A means for fabricating a metal compound such as the metal oxide layer and the like includes reactive sputtering which performs sputtering of a metal target using reactive gas such as oxygen gas and nitrogen gas, and the process having an extinguished controllability and reproducibility is considered to be required for the production.
When performing continuous film deposition using the reactive sputtering, however, there arises a problem that a film characteristic is different for each processing. This phenomenon is shown in FIG. 8. The data of FIG. 8 shows a specific resistance change of a film (here, Ta oxide) deposited on a substrate against the number of times of processing when the processing is performed by oxygen reactive sputtering of a metal target Ta using a DC magnetron sputtering apparatus. This data shows that the specific resistance increases as the number of times of processing increases and it is found that the specific resistance increases in 26% from the first time to the 50th time.
The cause of the specific resistance increase includes that an oxygen gas amount taken-in (gettered) by a metal compound adhering to a shield provided in a sputtering apparatus changes depending on a case. The reason that the amount of gettered oxygen gas changes is considered to be a temperature change of the shield. The surface temperature of the shield is low while the number of times of processing is small and a degassing amount (ejected gas amount) from the metal compound adhering to the shield is small, and thereby the oxygen gettering effect is large in the metal compound. On the other hand, as the number of times of processing increases, the shield accumulates plasma heat and the shield temperature increases due to the accumulated heat, and then the degassing amount increases. The oxygen gettering effect decreases gradually as this degassing amount increases, resulting in the increase of the specific resistance along with the increase of the number of times of processing.
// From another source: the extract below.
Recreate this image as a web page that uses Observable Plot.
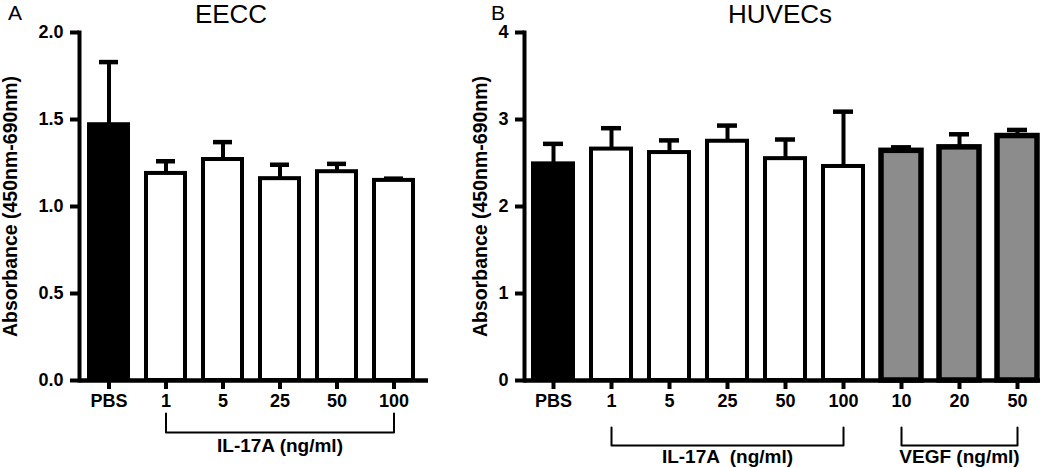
<!DOCTYPE html>
<html><head><meta charset="utf-8">
<script src="https://cdn.jsdelivr.net/npm/d3@7"></script>
<script src="https://cdn.jsdelivr.net/npm/@observablehq/plot@0.6"></script>
<style>
html,body{margin:0;padding:0;background:#fff;}
#chart{position:relative;width:1050px;height:468px;overflow:hidden;font-family:"Liberation Sans",Arial,sans-serif;color:#000;}
.abs{position:absolute;}
.letter{font-size:21px;line-height:21px;}
.title{font-size:26px;line-height:26px;transform:translateX(-50%);white-space:nowrap;}
</style></head><body>
<div id="chart"></div>
<script>
// ---------- data ----------
const categoriesA = ["PBS", "1", "5", "25", "50", "100"];
const groupsA     = ["PBS", "IL-17A", "IL-17A", "IL-17A", "IL-17A", "IL-17A"];
const meansA      = [1.47, 1.19, 1.27, 1.16, 1.20, 1.15];
const errorsA     = [0.36, 0.07, 0.10, 0.08, 0.045, 0.01];
const yTicksA     = [0, 0.5, 1.0, 1.5, 2.0];

const categoriesB = ["PBS", "1", "5", "25", "50", "100", "10", "20", "50"];
const groupsB     = ["PBS", "IL-17A", "IL-17A", "IL-17A", "IL-17A", "IL-17A", "VEGF", "VEGF", "VEGF"];
const meansB      = [2.49, 2.66, 2.62, 2.75, 2.55, 2.46, 2.64, 2.68, 2.81];
const errorsB     = [0.23, 0.24, 0.14, 0.18, 0.22, 0.63, 0.04, 0.15, 0.07];
const yTicksB     = [0, 1, 2, 3, 4];

const bracketLabelsA = {"IL-17A": "IL-17A (ng/ml)"};
const bracketLabelsB = {"IL-17A": "IL-17A  (ng/ml)", "VEGF": "VEGF (ng/ml)"};
const yTitle = "Absorbance (450nm-690nm)";

// ---------- styling ----------
const fills = {"PBS": "#000000", "IL-17A": "#ffffff", "VEGF": "#8c8c8c"};
const font = "'Liberation Sans', Arial, sans-serif";

function rowsOf(cats, groups, means, errs) {
  return cats.map((c, i) => ({key: groups[i] + "|" + c, label: c, group: groups[i], mean: means[i], err: errs[i]}));
}

function panel(cfg) {
  const rows = rowsOf(cfg.cats, cfg.groups, cfg.means, cfg.errs);
  const keys = rows.map(d => d.key);
  const xScale = {type: "band", domain: keys, paddingInner: 0.31, paddingOuter: cfg.po, align: cfg.align};
  const main = Plot.plot({
    width: cfg.width, height: 410,
    marginTop: 32, marginBottom: 30, marginLeft: cfg.ml, marginRight: cfg.mr,
    x: {...xScale, axis: null},
    y: {domain: cfg.yDomain, axis: null},
    color: {type: "identity"},
    style: {fontFamily: font, fontSize: "18px", fontWeight: "bold", background: "transparent", overflow: "visible", color: "#000"},
    marks: [
      Plot.barY(rows, {filter: d => d.group !== "VEGF", x: "key", y: "mean", fill: d => fills[d.group], stroke: "#000", strokeWidth: 4}),
      Plot.barY(rows, {filter: d => d.group === "VEGF", x: "key", y: "mean", fill: d => fills[d.group], stroke: "#000", strokeWidth: 5.5}),
      Plot.ruleX(rows, {x: "key", y1: "mean", y2: d => d.mean + d.err, stroke: "#000", strokeWidth: 4}),
      Plot.tickY(rows, {x: "key", y: d => d.mean + d.err, stroke: "#000", strokeWidth: 4.5, insetLeft: 10, insetRight: 10}),
      Plot.ruleY([0], {stroke: "#000", strokeWidth: 4.5}),
      Plot.frame({anchor: "left", stroke: "#000", strokeWidth: 4}),
      Plot.axisY({ticks: cfg.yTicks, tickFormat: cfg.yFormat, tickSize: 9, tickPadding: 7, strokeWidth: 4, label: null}),
      Plot.axisY({ticks: [], tickSize: 0, label: yTitle, labelAnchor: "center", labelArrow: "none", fontSize: 19.5}),
      Plot.axisX({tickSize: 9, tickPadding: 5, strokeWidth: 4, tickFormat: k => k.split("|")[1], label: null})
    ]
  });

  // bracket groups below the axis
  const bracketGroups = Object.keys(cfg.bracketLabels);
  const pts = [], labels = [];
  for (const g of bracketGroups) {
    const members = rows.filter(d => d.group === g);
    const first = members[0].key, last = members[members.length - 1].key;
    pts.push({group: g, key: first, v: 1}, {group: g, key: first, v: 0}, {group: g, key: last, v: 0}, {group: g, key: last, v: 1});
    labels.push({key: members[Math.floor(members.length / 2)].key, text: cfg.bracketLabels[g]});
  }
  const mini = Plot.plot({
    width: cfg.width, height: cfg.miniH,
    marginTop: cfg.miniMT, marginBottom: cfg.miniMB, marginLeft: cfg.ml, marginRight: cfg.mr,
    x: {...xScale, axis: null},
    y: {domain: [0, 1], axis: null},
    style: {fontFamily: font, fontWeight: "bold", background: "transparent", overflow: "visible", color: "#000"},
    marks: [
      Plot.line(pts, {x: "key", y: "v", z: "group", stroke: "#000", strokeWidth: 2}),
      Plot.text(labels, {x: "key", y: () => 0, text: "text", dy: cfg.labelDy, fontSize: 19, fontWeight: "bold", lineAnchor: "middle", fill: "#000"})
    ]
  });
  return {main, mini};
}

const chart = document.getElementById("chart");
function place(el, left, top, width) {
  const d = document.createElement("div");
  d.className = "abs";
  d.style.left = left + "px"; d.style.top = top + "px";
  if (width) d.style.width = width + "px";
  d.appendChild(el);
  chart.appendChild(d);
}
function label(text, cls, left, top) {
  const d = document.createElement("div");
  d.className = "abs " + cls;
  d.style.left = left + "px"; d.style.top = top + "px";
  d.textContent = text;
  chart.appendChild(d);
}

const A = panel({cats: categoriesA, groups: groupsA, means: meansA, errs: errorsA, yTicks: yTicksA, yFormat: d3.format(".1f"),
  yDomain: [0, 2], width: 470, ml: 79, mr: 42, po: 0.174, align: 0.4,
  bracketLabels: bracketLabelsA, miniH: 55, miniMT: 8, miniMB: 28, labelDy: 13});
place(A.main, 0, 0, 470);
place(A.mini, 0, 405, 470);

const B = panel({cats: categoriesB, groups: groupsB, means: meansB, errs: errorsB, yTicks: yTicksB, yFormat: d3.format("d"),
  yDomain: [0, 4], width: 580, ml: 54, mr: 10, po: 0.10, align: 0.75,
  bracketLabels: bracketLabelsB, miniH: 48, miniMT: 7, miniMB: 23, labelDy: 11});
place(B.main, 470, 0, 580);
place(B.mini, 470, 420, 580);

label("A", "letter", 8, 2);
label("EECC", "title", 231, 1);
label("B", "letter", 491, 2);
label("HUVECs", "title", 780, 1);
</script>
</body></html>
As a means for suppressing the change of the reactivity for each number of times of processing, there is a method of performing a dummy run before the continuous processing for a sufficiently long time until the shield comes to have a temperature which is to be reached during the sputtering process. This method, however, results in a shorter target shield life and a reduced throughput, and does not provide a sufficiently effective countermeasure.
Further, Japanese Patent Laid-Open No. H5-175157 proposes to heat the shield (200° C. to 500° C.) preliminarily using heater heating, gas heating or the like. This proposal intends to stabilize the reactivity by realizing a thermal equilibrium state preliminarily within a sputtering chamber and to suppress a thermal variation during the sputtering process. However, the inside of the chamber is heated to 200° C. or more and thereby the deposition cannot be carried out in a sufficiently cooled atmosphere and further it takes a long time until the shield surface reaches a thermal equilibrium similarly to the above case. Further, when using a material in which a crystal state changes between at a low temperature and at a high temperature such as Al oxide (γ-alumina, α-alumina, or the like) or a material which forms various coupling states with oxygen such as Ta oxide (TaO2, Ta2O5, or the like), it is difficult to control the reaction precisely in the film deposition by the above method.